### Data shown:
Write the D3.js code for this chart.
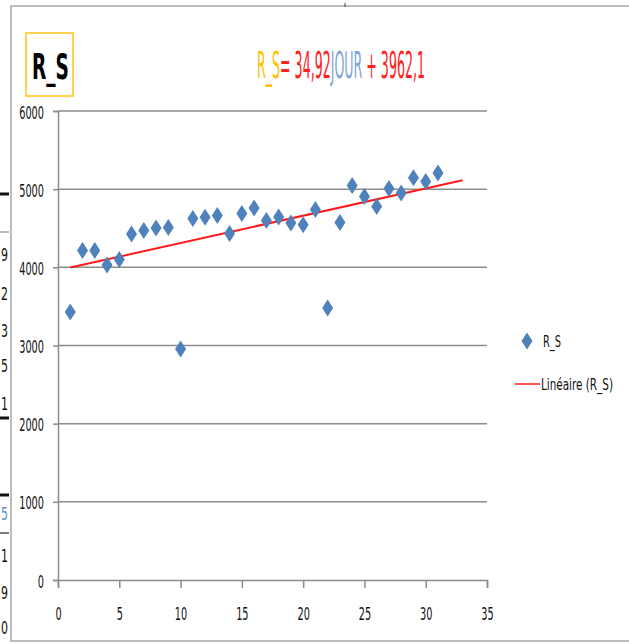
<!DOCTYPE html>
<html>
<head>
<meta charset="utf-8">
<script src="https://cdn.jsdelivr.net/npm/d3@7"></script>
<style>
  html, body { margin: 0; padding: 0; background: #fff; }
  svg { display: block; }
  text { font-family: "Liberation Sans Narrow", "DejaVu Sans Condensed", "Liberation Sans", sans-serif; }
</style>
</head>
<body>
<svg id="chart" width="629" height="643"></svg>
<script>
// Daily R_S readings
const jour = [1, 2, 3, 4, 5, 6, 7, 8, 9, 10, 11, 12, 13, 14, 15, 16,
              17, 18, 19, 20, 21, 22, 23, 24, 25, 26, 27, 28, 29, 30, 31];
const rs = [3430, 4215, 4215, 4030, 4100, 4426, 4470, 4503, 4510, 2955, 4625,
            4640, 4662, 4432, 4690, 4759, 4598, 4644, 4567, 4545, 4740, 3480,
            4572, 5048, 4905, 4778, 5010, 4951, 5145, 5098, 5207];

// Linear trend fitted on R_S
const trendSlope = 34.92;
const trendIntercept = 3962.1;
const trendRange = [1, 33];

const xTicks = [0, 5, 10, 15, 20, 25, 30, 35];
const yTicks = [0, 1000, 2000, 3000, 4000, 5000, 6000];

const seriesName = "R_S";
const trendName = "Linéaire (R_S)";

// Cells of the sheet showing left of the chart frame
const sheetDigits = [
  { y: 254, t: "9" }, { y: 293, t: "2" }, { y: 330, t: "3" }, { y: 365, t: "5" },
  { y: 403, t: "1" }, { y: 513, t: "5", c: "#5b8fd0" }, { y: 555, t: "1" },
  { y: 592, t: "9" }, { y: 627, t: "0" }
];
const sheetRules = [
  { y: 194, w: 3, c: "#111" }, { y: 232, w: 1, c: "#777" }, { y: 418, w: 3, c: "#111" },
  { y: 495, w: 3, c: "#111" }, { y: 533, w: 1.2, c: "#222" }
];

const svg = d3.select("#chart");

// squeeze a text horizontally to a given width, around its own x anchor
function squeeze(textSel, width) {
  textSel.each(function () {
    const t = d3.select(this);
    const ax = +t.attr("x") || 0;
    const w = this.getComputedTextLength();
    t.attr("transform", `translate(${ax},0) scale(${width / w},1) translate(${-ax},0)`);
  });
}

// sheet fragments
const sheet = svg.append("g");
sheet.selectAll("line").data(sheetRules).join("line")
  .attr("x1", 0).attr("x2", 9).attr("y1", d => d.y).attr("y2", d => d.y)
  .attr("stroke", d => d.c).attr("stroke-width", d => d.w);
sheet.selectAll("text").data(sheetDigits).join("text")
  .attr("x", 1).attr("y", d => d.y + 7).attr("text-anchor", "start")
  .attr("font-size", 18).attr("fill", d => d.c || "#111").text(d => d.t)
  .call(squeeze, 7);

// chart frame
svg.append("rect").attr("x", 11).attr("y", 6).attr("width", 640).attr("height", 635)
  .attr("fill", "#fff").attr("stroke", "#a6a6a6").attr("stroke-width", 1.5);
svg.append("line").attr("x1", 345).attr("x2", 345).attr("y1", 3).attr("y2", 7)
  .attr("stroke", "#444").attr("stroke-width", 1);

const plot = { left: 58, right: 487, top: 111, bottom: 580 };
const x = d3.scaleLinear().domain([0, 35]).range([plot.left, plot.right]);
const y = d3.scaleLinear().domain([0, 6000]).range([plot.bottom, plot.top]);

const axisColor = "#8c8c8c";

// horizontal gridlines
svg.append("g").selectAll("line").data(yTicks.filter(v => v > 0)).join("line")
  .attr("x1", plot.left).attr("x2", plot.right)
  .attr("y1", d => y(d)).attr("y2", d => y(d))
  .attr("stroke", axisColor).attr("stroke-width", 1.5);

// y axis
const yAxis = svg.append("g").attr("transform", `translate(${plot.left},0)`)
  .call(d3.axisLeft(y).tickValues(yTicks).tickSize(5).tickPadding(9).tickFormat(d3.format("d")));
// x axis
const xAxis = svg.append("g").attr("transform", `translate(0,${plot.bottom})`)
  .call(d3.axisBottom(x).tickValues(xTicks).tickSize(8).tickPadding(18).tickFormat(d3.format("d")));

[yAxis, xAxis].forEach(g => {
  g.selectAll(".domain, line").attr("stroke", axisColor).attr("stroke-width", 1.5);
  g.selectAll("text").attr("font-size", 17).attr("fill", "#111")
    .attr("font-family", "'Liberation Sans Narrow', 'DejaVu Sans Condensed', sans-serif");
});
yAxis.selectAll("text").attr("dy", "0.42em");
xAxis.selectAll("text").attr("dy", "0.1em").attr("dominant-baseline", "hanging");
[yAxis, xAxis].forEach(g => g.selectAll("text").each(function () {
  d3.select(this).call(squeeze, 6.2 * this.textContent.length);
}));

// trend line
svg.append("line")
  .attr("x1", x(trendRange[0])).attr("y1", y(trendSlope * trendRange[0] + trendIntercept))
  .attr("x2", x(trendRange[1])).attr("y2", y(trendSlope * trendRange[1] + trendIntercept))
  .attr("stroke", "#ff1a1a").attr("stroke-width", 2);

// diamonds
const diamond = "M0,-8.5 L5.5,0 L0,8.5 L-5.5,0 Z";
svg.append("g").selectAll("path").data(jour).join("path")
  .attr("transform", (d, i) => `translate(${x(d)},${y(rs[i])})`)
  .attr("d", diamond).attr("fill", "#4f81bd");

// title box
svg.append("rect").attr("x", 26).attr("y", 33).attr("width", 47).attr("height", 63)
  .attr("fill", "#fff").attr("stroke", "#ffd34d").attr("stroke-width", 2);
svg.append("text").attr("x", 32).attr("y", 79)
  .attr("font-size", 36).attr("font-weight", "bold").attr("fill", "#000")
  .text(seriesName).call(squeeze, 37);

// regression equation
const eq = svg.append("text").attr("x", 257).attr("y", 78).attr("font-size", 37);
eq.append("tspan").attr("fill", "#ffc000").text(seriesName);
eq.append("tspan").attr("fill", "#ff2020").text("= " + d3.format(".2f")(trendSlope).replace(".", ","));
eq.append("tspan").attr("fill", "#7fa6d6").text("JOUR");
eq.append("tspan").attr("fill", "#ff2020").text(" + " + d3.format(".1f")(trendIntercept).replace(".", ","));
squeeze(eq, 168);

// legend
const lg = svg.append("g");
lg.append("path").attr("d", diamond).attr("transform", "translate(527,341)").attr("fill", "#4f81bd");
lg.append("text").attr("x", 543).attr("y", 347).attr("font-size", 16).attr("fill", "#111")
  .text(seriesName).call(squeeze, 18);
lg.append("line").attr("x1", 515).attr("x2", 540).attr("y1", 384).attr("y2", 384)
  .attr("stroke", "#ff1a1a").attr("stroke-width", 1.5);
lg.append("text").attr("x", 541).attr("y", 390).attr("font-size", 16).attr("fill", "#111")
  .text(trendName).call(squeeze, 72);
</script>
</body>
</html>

### Prompt:
Return each line that includes "chart".

### Completed task:
Write the D3.js code for this chart.
<svg id="chart" width="629" height="643"></svg>
// Cells of the sheet showing left of the chart frame
const svg = d3.select("#chart");
// chart frame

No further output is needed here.